One of the most famous French soft cheeses Camembert is a luscious, buttery cheese with a thin, edible, aromatic rind. Though made throughout the world, authentic Camembert is from Normandy, an area of northwest France where cows graze on rich soil scattered with apple trees.
Some people claim to be able to taste a hint of apple in Camembert, but overall the cheese is more earthy and nutty, with the mildest hint of mould. Though often compared to Brie, Camembert is much more robust and complex. This real king of French cheeses has a chalky white rind made from added mould, and when ripe, an oozing, creamy suppleness and saltiness that is altogether unique.
Legend has it that Camembert was first made by farmer’s wife Marie Harel. She was given the secret of its recipe by Abbe Charles-Jean Bonvoust, a priest from Brie who sought refuge at Harel’s Beaumoncel farm during the French Revolution. Harel served the cheese to Napoleon as a gift from the village of Camembert. Napoleon is said to have christened the cheese he enjoyed with the name “Camembert” to forever distinguish it from France’s other soft cheeses.
Today in the Norman village of Camembert, there is a statue to honour creator Marie Harel. However, it’s likely the cheese was crafted long before Harel was even born. Writings confirm the Normandy region was acclaimed for its cheeses since the 1500s. It’s more probable that Camembert became famous during the 1850s thanks to the advent of the railroad. The cheese became well known throughout Paris and all of France during this time. In 1890, engineer M. Ridel invented the now famous round wooden box and Camembert was exported throughout the world.
The making of Camembert is closely related to that of many other famous soft French cheeses, including Brie. For traditional Camembert, only the fresh raw milk of Norman cows is used. This milk has a high fat content and is rich in proteins and vitamins. Once the milk is curdled, it is inoculated with Penicillium camemberti bacterium. Then the curd is packed into moulds and aged. An affinage of 21 days is legally required, and during this time, the penicillium mould forms the velvety white rind and slowly oozing centre that makes Camembert so famous.
It is said that in the village of Camembert, one local farmer continues the tradition of making Camembert using time-honoured methods. Though cheese makers around the world manufacture the more common commercial Camembert, authentic Camembert is made only in the Pays d’Auge region of Normandy, France. This Camembert is strictly controlled by the French government as an Appellation d’Origine Controlee (A.O.C.) product.

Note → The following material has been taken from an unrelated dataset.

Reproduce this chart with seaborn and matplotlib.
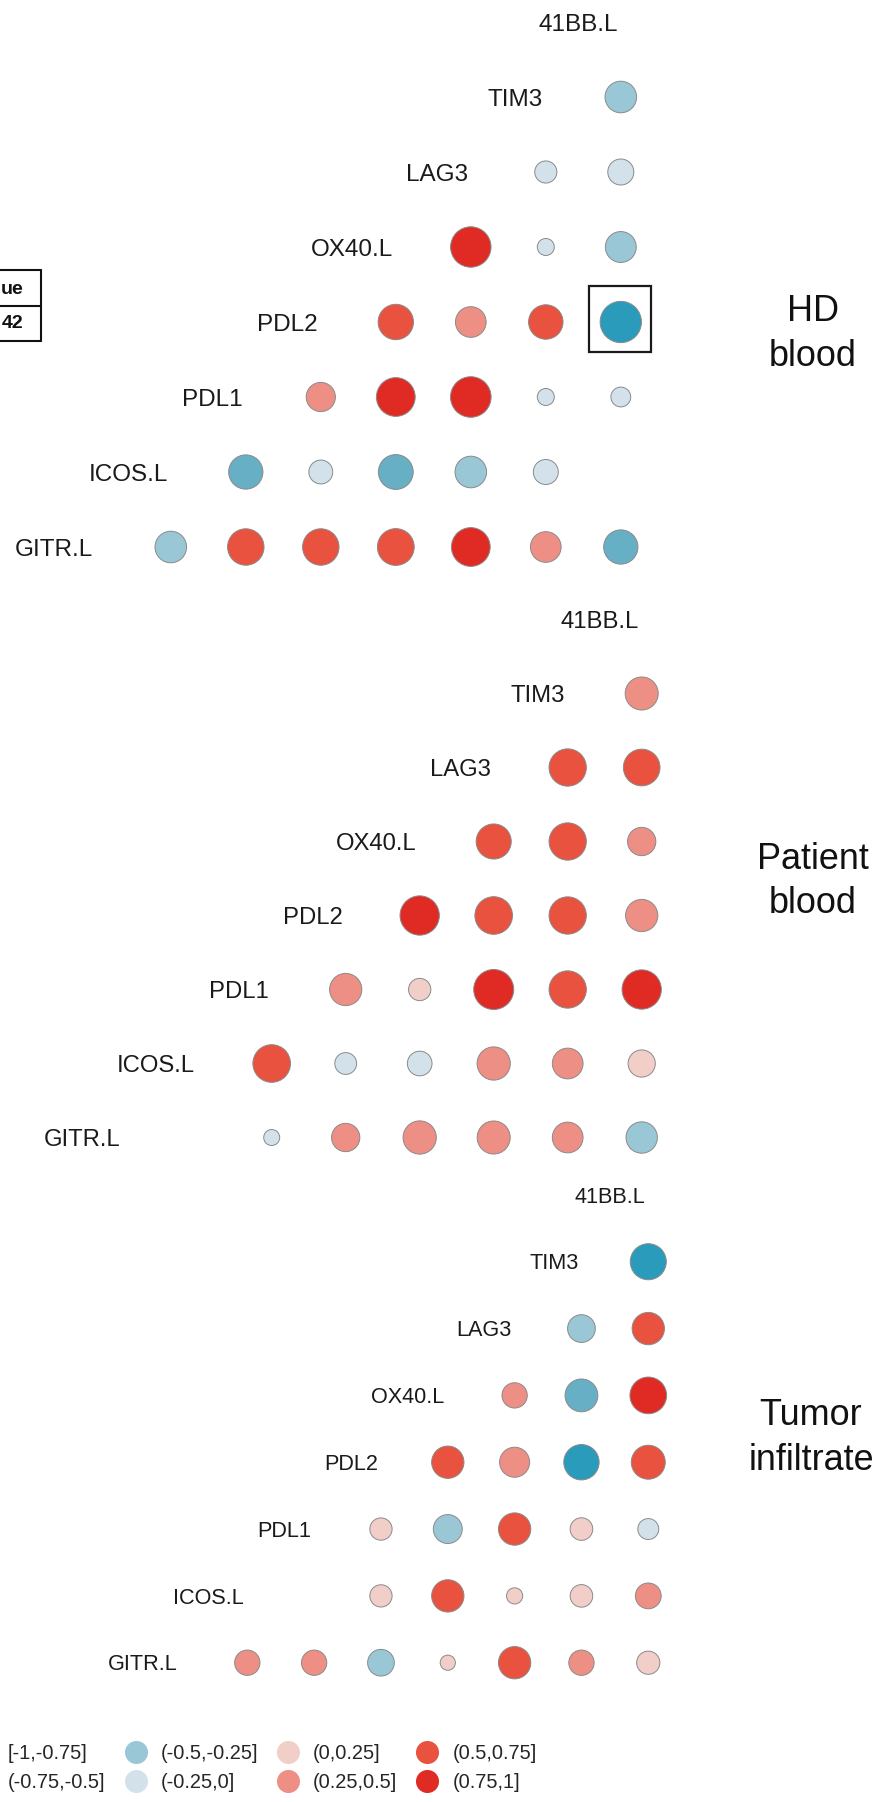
import numpy as np
import pandas as pd
import matplotlib
matplotlib.use("Agg")
import matplotlib.pyplot as plt
import matplotlib.transforms as mtransforms
from matplotlib.lines import Line2D
from matplotlib.patches import Rectangle
import seaborn as sns

# ---------------------------------------------------------------- data
VARIABLES = ["GITR.L", "ICOS.L", "PDL1", "PDL2", "OX40.L", "LAG3", "TIM3", "41BB.L"]
nan = np.nan

# Row k holds corr(VARIABLES[k], VARIABLES[j]) for every j > k
HD_BLOOD = [
    [-0.39, 0.64, 0.64, 0.66, 0.78, 0.35, -0.52],
    [-0.52, -0.12, -0.55, -0.39, -0.15, nan],
    [0.29, 0.78, 0.90, -0.01, -0.04],
    [0.58, 0.35, 0.53, -0.95],
    [0.89, -0.01, -0.36],
    [-0.08, -0.18],
    [-0.39],
]
PATIENT_BLOOD = [
    [nan, -0.005, 0.27, 0.49, 0.48, 0.37, -0.40],
    [0.74, -0.08, -0.15, 0.49, 0.37, 0.23],
    [0.44, 0.09, 0.90, 0.72, 0.85],
    [0.85, 0.74, 0.72, 0.44],
    [0.59, 0.72, 0.27],
    [0.72, 0.68],
    [0.48],
]
TUMOR_INFILTRATE = [
    [0.26, 0.26, -0.32, 0.01, 0.63, 0.26, 0.18],
    [nan, 0.15, 0.63, 0.02, 0.16, 0.28],
    [0.15, -0.43, 0.63, 0.16, -0.11],
    [0.63, 0.49, -0.84, 0.74],
    [0.26, -0.66, 0.94],
    [-0.37, 0.63],
    [-0.89],
]

PANEL_NAMES = [("HD", "blood"), ("Patient", "blood"), ("Tumor", "infiltrate")]
PANEL_VALUES = [HD_BLOOD, PATIENT_BLOOD, TUMOR_INFILTRATE]

BIN_EDGES = [-1, -0.75, -0.5, -0.25, 0, 0.25, 0.5, 0.75, 1]
BIN_LABELS = ["[-1,-0.75]", "(-0.75,-0.5]", "(-0.5,-0.25]", "(-0.25,0]",
              "(0,0.25]", "(0.25,0.5]", "(0.5,0.75]", "(0.75,1]"]
BIN_COLORS = ["#2a9bbb", "#67afc5", "#9ac7d6", "#d3e2ea",
              "#f2cec9", "#ee8f85", "#e8523f", "#e02a24"]

# highlighted cell: (panel index, variable, variable)
HIGHLIGHT = (0, "PDL2", "41BB.L")

# side table fragment
TABLE_TEXT = ["ue", "42"]

# ---------------------------------------------------------------- layout
W, H, DPI = 888, 1802, 100
PX2PT = 72.0 / DPI
# grid origin (column 0, top row) and cell step for each panel, in pixels
PANEL_GRID = [(170.8, 22.0, 75.0), (197.7, 619.5, 74.0), (247.3, 1194.9, 66.83)]
# x centre and baselines of the two-line panel names, in pixels
PANEL_NAME_POS = [(813, 321, 366), (813, 869, 913), (811, 1425, 1470)]

sns.set_style("white")
plt.rcParams["font.family"] = ["Liberation Sans", "DejaVu Sans"]

fig = plt.figure(figsize=(W / DPI, H / DPI), dpi=DPI)
palette = dict(zip(BIN_LABELS, BIN_COLORS))


def fig_xy(x, y):
    return x / W, 1 - y / H


def panel_frame(values):
    recs = []
    n = len(VARIABLES)
    for i, row in enumerate(values):
        for k, r in enumerate(row):
            j = i + 1 + k
            recs.append({"var1": VARIABLES[i], "var2": VARIABLES[j],
                         "col": j - 1, "row": n - 1 - i, "r": r})
    df = pd.DataFrame(recs).dropna(subset=["r"]).reset_index(drop=True)
    df["bin"] = pd.Categorical(
        pd.cut(df["r"], bins=BIN_EDGES, labels=BIN_LABELS, include_lowest=True),
        categories=BIN_LABELS)
    return df


def diameter_pt(absr, step):
    return step * PX2PT * (0.19 + 0.37 * np.sqrt(absr))


for p, (values, (x0, y0, step)) in enumerate(zip(PANEL_VALUES, PANEL_GRID)):
    ax = fig.add_axes([0, 0, 1, 1])
    ax.set_xlim(-x0 / step, (W - x0) / step)
    ax.set_ylim((H - y0) / step, -y0 / step)
    ax.axis("off")
    ax.patch.set_alpha(0)

    df = panel_frame(values)
    df["area"] = diameter_pt(df["r"].abs(), step) ** 2
    amin, amax = diameter_pt(0.0, step) ** 2, diameter_pt(1.0, step) ** 2

    sns.scatterplot(data=df, x="col", y="row", hue="bin", palette=palette,
                    hue_order=BIN_LABELS, size="area", sizes=(amin, amax),
                    size_norm=(amin, amax), edgecolor="#8a8a8a", linewidth=0.7,
                    legend=False, ax=ax, zorder=3)

    # variable names on the diagonal, right-aligned on the cell centre
    fs = 0.323 * step * PX2PT
    cap = 0.716 * fs
    trans = mtransforms.offset_copy(ax.transData, fig=fig, x=-2.2, y=-cap / 2,
                                    units="points")
    n = len(VARIABLES)
    for i, name in enumerate(VARIABLES):
        ax.text(i - 1, n - 1 - i, name, ha="right", va="baseline",
                fontsize=fs, color="#1a1a1a", transform=trans)

    if HIGHLIGHT[0] == p:
        i1, i2 = VARIABLES.index(HIGHLIGHT[1]), VARIABLES.index(HIGHLIGHT[2])
        cx, cy = i2 - 1, n - 1 - i1
        ax.add_patch(Rectangle((cx - 31.8 / step, cy - 35.7 / step),
                               62.0 / step, 65.7 / step, fill=False,
                               edgecolor="#1a1a1a", linewidth=1.6, zorder=4))

    xc, b1, b2 = PANEL_NAME_POS[p]
    for txt, b in zip(PANEL_NAMES[p], (b1, b2)):
        fig.text(*fig_xy(xc, b), txt, ha="center", va="baseline",
                 fontsize=36 * PX2PT, color="#111111")

# ---------------------------------------------------------------- table fragment
tbl_top, tbl_mid, tbl_bot, tbl_right = 270, 305.5, 341, 41
for y in (tbl_top, tbl_mid, tbl_bot):
    fig.add_artist(Line2D([0, tbl_right / W], [1 - y / H] * 2, color="#111111",
                          linewidth=1.5, transform=fig.transFigure))
fig.add_artist(Line2D([tbl_right / W] * 2, [1 - tbl_top / H, 1 - tbl_bot / H],
                      color="#111111", linewidth=1.5, transform=fig.transFigure))
for txt, yc in zip(TABLE_TEXT, (289, 323)):
    fig.text(*fig_xy(23.5, yc), txt, ha="right", va="center", fontsize=14,
             fontweight="bold", color="#111111")

# ---------------------------------------------------------------- legend
handles = [Line2D([], [], marker="o", linestyle="", markersize=16.6,
                  markerfacecolor=c, markeredgewidth=0) for c in BIN_COLORS]
leg_fs = 20 * PX2PT
fig.legend(handles, BIN_LABELS, ncol=4, loc="upper left",
           bbox_to_anchor=fig_xy(-27, 1744), bbox_transform=fig.transFigure,
           frameon=False, borderpad=0, borderaxespad=0, handlelength=1.0,
           handletextpad=0.75, columnspacing=1.0, labelspacing=0.5,
           fontsize=leg_fs)

fig.savefig("out.png", dpi=DPI, facecolor="white")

When buying Camembert, look for plump cheese that is soft to the touch. Avoid those with hard or cracked rinds, as this indicates that cheese did not age properly. When cut open, Camembert should ooze slowly from the middle and the paste should have a clear yellow appearance. If the cheese looks extremely runny, it’s overripe and probably unsafe for consumption. It will be bitter and rank.
Camembert is best enjoyed within seven days of purchase. Keep it refrigerated, tightly covered in its original packaging until ready to eat. Note that when Camembert is first unwrapped, it may give off a slight odour of ammonia. This is normal for a cheese with a white exterior ripening mould. Just let it rest unwrapped for a little while and the ammonia scent will disappear.
As a rule, Camembert should be served at room temperature (or even warm) to bring out its slightly salty and buttery flavour. This makes the gooey cheese even easier to spread on your favourite crackers or French baguette.
Camembert also makes a fine table cheese or luxurious addition to a cheese board. It’s perfect with grapes, berries, and melon and even more luscious with toasted nuts and sweet pears.
Camembert pairs beautifully with French Champagne and red wines such as Bordeaux or Beaujolais. In Normandy, Camembert is enjoyed with Calvados, a locally made dry apple brandy. Like Camembert, it’s considered one of the world’s greatest.